‘The Dog’ is the tale of an American lawyer who, following the break-up of his long term relationship, and a chance encounter with an old college friend, re-locates to Dubai to manage the wealth of a rich Lebanese family – The Batros’s.
His job the newly created role of “family officer”. Its purpose to stop them from getting ripped off by anybody. In practice it means watching various family members shifting their wealth about and overseeing the ever growing number of companies within the family empire, ok-ing payments on their behalf, and also becoming treasurer of a charitable foundation he suggest the Batros’ set up. In reality the job mostly involves shuffling paper, monitoring emails, and frustration at various family members ignoring of his own emails to them.
So his life becomes ever more distracted by the minutia of daily life and custom in Dubai – both for exPats, locals, the one up-manship of Apartment block improvements, the building on ever larger apartment blocks, the plight and treatment of foreign workers.
There isn’t really much of a plot.
His chief pastimes seem to be diving (although this hobby seems to have stopped when diving buddy Ollie decides to stop) getting pedicures (from Ollie and his ever expanding employee base), using his massage chair, and visiting prostitutes. These and engaging in various forms of self justifying arguments for his lifestyle and job, and the lifestyle and jobs of others too. These take the form of imaginary emails not sent and lengthy passages philosophising, often in the form of legal argument, often about his ex Jenn and the reasons for the breakdown of their relationship.
He is a man who when he runs out of things to analyse, starts to analyses whether he is analysing too much.
Into this we also get a few events to hang these rambling around – the disappearance of a well know local diver (The man from Atlantis), and some bay-sitting duties for the 15 year old son of the Eddie’s brother Sandros.
This is a fun read. Working for an international law firm for many years and knowing many lawyers who have moved or spent time in Dubai, a lot of the experiences and views of life in the UAE rang true, as did description of various type of people to be found in the nouveau riche there. I’m sure the self obsessed and absorbed central character, who is never named (beyond being told his given name begins with X), and the sheer number of passages devoted to his endless (and perhaps pointless) powers of reasoning may not sit well with some readers, but for me it worked and also gives the book a nice undercurrent of humour. I smiled often reading this book.
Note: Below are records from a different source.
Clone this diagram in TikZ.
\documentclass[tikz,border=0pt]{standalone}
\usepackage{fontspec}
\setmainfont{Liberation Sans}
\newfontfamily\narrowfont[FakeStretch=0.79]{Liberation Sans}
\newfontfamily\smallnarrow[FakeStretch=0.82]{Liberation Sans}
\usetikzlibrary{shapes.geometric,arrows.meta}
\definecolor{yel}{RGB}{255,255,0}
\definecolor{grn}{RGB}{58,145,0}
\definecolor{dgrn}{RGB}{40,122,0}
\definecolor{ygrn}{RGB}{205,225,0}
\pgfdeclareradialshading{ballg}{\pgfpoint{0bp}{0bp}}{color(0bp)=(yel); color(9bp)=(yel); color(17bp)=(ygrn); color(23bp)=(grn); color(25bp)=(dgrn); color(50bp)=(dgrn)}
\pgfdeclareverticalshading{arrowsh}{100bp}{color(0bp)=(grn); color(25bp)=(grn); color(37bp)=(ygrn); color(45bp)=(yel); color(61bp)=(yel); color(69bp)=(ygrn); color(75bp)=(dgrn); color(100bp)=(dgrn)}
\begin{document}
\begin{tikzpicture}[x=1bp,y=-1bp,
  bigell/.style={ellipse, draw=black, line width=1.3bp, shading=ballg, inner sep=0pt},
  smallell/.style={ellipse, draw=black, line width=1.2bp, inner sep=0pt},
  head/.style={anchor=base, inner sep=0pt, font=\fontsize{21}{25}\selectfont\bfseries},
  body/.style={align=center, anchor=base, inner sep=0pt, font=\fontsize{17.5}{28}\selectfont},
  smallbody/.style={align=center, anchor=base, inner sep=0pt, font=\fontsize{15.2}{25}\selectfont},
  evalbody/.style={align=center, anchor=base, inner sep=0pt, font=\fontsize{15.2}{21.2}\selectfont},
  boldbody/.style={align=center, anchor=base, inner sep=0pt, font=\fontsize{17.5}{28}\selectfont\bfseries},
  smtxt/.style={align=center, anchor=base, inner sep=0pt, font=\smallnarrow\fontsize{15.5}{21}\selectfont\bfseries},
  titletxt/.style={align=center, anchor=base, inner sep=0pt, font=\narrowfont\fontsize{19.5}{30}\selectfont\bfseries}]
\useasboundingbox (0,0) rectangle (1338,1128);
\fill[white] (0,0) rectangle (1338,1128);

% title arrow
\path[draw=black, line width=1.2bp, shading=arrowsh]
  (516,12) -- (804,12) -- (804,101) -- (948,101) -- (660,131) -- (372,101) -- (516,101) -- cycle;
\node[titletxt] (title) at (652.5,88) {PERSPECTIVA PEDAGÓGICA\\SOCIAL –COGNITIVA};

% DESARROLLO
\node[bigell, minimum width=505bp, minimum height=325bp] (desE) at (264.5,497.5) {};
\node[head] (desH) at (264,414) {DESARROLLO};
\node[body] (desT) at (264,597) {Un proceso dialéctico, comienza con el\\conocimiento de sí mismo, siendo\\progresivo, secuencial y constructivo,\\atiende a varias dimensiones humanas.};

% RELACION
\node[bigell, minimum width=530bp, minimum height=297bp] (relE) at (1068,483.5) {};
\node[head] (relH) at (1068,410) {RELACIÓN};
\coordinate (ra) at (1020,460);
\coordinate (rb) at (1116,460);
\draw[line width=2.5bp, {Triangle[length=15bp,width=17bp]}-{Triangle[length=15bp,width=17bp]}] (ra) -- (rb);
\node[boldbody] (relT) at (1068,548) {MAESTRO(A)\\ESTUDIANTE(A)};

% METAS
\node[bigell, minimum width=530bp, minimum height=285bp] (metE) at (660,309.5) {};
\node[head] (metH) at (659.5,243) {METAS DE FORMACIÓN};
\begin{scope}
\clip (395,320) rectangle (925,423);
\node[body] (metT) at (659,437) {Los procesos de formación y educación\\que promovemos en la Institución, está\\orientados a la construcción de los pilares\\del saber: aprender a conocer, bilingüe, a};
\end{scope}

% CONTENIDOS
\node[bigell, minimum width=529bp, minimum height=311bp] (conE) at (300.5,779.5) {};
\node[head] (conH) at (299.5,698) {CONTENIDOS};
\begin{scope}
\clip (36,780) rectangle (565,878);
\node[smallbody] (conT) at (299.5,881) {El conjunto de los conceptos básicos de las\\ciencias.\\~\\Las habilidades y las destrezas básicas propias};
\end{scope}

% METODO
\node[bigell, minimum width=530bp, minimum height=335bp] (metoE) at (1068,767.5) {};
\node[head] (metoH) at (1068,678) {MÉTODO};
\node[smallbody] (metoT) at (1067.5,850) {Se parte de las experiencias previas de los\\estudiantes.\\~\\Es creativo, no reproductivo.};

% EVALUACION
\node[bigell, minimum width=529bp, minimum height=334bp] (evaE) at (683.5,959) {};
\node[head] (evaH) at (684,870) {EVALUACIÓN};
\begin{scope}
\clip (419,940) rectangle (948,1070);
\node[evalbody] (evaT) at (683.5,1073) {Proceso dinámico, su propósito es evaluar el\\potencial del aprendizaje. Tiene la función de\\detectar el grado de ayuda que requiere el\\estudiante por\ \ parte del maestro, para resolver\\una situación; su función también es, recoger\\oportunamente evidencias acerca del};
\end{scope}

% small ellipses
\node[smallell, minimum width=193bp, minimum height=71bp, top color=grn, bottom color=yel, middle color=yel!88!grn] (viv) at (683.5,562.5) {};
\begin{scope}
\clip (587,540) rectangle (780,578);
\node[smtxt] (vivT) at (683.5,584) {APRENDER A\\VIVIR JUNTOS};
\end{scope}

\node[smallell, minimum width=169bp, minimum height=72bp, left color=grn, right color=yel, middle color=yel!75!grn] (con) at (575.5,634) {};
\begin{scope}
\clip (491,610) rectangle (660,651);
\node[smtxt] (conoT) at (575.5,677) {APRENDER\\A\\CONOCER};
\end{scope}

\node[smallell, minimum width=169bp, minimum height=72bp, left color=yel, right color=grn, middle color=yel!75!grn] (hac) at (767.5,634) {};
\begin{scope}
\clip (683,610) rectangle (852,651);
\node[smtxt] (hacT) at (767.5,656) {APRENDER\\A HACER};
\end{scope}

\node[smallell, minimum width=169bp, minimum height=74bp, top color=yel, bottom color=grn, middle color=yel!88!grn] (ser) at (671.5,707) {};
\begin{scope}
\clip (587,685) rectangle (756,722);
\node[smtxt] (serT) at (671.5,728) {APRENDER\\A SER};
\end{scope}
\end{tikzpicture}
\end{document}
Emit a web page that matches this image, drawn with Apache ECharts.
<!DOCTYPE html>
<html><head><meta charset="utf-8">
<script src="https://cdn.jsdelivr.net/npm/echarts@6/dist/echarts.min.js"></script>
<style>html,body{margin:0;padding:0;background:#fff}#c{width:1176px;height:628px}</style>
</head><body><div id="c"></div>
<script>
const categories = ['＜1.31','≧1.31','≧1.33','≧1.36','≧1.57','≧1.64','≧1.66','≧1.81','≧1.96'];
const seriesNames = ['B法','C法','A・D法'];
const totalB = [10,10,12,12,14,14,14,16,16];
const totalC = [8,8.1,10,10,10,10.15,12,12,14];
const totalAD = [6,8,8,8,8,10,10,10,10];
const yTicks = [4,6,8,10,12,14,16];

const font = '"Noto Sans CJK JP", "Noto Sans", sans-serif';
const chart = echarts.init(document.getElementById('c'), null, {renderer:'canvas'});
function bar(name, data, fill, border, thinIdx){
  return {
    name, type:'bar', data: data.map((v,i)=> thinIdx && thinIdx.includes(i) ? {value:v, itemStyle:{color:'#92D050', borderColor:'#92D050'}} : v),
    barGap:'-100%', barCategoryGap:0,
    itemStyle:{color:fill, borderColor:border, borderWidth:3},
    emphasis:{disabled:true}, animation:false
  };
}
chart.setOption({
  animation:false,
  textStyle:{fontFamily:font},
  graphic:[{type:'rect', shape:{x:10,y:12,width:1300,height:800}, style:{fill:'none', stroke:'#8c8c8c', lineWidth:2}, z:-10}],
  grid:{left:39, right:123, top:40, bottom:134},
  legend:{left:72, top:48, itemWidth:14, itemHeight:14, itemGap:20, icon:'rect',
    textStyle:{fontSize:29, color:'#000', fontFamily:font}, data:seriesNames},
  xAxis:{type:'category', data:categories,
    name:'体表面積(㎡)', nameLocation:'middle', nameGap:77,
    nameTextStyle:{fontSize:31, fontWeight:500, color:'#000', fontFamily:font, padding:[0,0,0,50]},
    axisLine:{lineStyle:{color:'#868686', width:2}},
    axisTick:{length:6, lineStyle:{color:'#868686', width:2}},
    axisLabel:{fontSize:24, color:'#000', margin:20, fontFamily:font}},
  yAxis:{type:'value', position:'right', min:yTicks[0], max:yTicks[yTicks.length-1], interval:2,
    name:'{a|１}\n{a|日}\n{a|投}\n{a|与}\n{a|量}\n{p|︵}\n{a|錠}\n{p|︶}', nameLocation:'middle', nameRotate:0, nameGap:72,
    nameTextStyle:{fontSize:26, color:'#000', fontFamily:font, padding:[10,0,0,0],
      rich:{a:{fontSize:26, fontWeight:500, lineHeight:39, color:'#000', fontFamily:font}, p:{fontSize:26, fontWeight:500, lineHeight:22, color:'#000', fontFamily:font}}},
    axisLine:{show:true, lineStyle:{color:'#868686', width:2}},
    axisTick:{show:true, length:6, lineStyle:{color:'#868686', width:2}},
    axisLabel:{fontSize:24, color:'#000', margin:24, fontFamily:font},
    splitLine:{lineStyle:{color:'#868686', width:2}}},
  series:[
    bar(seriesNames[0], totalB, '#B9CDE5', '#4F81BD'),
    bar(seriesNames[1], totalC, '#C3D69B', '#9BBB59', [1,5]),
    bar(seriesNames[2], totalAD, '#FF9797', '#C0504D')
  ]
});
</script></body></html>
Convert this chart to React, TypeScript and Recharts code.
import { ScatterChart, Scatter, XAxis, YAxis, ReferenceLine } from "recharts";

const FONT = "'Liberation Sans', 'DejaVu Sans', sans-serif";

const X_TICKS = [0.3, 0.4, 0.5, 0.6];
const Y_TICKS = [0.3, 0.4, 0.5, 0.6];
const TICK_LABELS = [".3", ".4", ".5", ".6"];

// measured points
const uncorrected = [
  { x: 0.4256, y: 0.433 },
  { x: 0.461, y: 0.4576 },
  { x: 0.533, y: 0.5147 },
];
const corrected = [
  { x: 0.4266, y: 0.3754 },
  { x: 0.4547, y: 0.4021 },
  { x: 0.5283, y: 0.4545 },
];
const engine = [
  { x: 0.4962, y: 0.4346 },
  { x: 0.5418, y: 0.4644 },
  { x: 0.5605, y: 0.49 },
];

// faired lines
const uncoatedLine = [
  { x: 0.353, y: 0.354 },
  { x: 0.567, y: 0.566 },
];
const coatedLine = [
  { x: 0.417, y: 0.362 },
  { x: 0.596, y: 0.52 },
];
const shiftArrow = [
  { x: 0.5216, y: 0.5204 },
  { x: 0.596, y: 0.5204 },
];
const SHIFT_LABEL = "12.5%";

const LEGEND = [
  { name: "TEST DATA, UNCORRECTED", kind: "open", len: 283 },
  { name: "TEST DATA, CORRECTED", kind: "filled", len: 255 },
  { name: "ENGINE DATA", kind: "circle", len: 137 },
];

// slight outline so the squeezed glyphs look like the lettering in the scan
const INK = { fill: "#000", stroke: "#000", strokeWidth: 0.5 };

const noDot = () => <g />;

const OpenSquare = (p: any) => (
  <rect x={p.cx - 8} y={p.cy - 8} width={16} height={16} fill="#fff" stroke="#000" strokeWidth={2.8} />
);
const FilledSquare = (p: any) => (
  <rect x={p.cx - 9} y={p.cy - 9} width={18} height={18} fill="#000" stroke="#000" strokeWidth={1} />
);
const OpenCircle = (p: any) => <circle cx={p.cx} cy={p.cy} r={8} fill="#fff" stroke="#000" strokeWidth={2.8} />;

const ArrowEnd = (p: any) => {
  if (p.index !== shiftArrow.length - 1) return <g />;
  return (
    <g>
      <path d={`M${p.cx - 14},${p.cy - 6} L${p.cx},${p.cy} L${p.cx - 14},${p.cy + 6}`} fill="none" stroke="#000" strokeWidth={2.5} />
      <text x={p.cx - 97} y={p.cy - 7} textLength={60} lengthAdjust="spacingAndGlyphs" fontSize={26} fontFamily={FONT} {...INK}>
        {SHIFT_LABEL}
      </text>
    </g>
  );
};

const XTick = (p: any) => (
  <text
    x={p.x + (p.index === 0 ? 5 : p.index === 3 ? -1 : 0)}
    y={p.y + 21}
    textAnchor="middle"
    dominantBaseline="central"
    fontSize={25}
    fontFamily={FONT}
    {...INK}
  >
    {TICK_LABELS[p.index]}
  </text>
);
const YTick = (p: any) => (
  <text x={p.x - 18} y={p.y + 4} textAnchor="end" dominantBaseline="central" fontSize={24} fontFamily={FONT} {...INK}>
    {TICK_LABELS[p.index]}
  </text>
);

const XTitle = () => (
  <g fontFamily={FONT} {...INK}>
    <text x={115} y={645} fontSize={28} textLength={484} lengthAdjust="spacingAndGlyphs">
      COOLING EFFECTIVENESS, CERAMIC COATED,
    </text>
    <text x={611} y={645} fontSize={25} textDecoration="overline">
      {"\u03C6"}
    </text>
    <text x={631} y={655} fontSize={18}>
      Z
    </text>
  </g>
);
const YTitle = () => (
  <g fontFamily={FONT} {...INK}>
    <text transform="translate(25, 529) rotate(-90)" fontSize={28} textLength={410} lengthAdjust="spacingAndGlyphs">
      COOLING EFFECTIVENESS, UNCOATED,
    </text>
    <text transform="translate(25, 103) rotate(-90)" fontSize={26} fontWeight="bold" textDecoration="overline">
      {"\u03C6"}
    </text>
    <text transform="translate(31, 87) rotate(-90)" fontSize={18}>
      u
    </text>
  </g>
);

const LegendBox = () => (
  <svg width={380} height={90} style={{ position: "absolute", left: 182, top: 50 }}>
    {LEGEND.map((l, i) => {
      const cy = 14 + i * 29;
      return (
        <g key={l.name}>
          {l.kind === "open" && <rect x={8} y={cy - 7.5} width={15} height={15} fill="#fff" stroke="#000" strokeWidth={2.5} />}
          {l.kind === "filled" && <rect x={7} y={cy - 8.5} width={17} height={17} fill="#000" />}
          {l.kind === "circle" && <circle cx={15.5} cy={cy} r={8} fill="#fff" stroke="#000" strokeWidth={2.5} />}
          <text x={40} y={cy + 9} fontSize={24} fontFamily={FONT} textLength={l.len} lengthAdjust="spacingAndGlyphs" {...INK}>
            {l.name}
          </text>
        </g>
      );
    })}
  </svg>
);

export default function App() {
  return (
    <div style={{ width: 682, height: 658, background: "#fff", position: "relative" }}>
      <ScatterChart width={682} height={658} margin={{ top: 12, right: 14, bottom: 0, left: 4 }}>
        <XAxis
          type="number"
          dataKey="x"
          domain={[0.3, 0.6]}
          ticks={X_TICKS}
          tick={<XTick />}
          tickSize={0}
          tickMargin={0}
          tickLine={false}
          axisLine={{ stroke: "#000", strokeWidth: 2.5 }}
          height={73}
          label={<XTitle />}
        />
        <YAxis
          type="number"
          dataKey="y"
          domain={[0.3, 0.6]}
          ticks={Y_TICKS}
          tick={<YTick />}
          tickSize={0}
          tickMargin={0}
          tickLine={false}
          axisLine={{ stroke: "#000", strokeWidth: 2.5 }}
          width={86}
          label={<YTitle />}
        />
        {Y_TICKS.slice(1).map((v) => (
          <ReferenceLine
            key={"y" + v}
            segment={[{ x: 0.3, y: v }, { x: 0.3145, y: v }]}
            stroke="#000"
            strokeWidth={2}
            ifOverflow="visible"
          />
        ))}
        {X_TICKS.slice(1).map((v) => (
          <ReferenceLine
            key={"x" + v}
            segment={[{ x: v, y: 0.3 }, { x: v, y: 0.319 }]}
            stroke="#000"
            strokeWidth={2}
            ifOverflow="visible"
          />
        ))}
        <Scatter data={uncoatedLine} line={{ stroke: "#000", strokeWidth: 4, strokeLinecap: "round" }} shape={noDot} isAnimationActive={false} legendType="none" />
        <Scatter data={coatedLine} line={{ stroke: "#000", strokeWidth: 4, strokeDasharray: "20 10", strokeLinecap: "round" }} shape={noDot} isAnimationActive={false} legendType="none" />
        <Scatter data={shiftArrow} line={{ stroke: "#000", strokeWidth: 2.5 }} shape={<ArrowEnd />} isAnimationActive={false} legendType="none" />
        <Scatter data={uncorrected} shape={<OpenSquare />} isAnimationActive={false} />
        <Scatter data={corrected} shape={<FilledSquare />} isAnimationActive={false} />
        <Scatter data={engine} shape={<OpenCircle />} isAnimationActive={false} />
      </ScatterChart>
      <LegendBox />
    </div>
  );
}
“(The record! I’ve always found it a hoot, this mythic tabula on which our deeds are inscribed and preserved. Where is this record? Who is the recorder? Who are the readers of the record? Egocentricity! Superstition! Anthropocentricity! (One understands the metaphysical origins of the error, of course, it being an almost unacceptable and unbelievable proposition that we exist in an adjudicatory emptiness, and arguably a definition of the human must refer to our distinguishing if babyish sense of (and/or need for) being kept under observation or lorded over. (The fantasy of the record is closely preceded, surely, by the fantasy of the forum – the ideal if invisible fact-finding or listening body to which one mutters one’s arguments, sometimes audibly. I do it all the time. It’s consternating, really.))”
It also served to remind me that I’d always meant to read his previous novel Netherland, and that post booker I should probably, and belatedly, do so.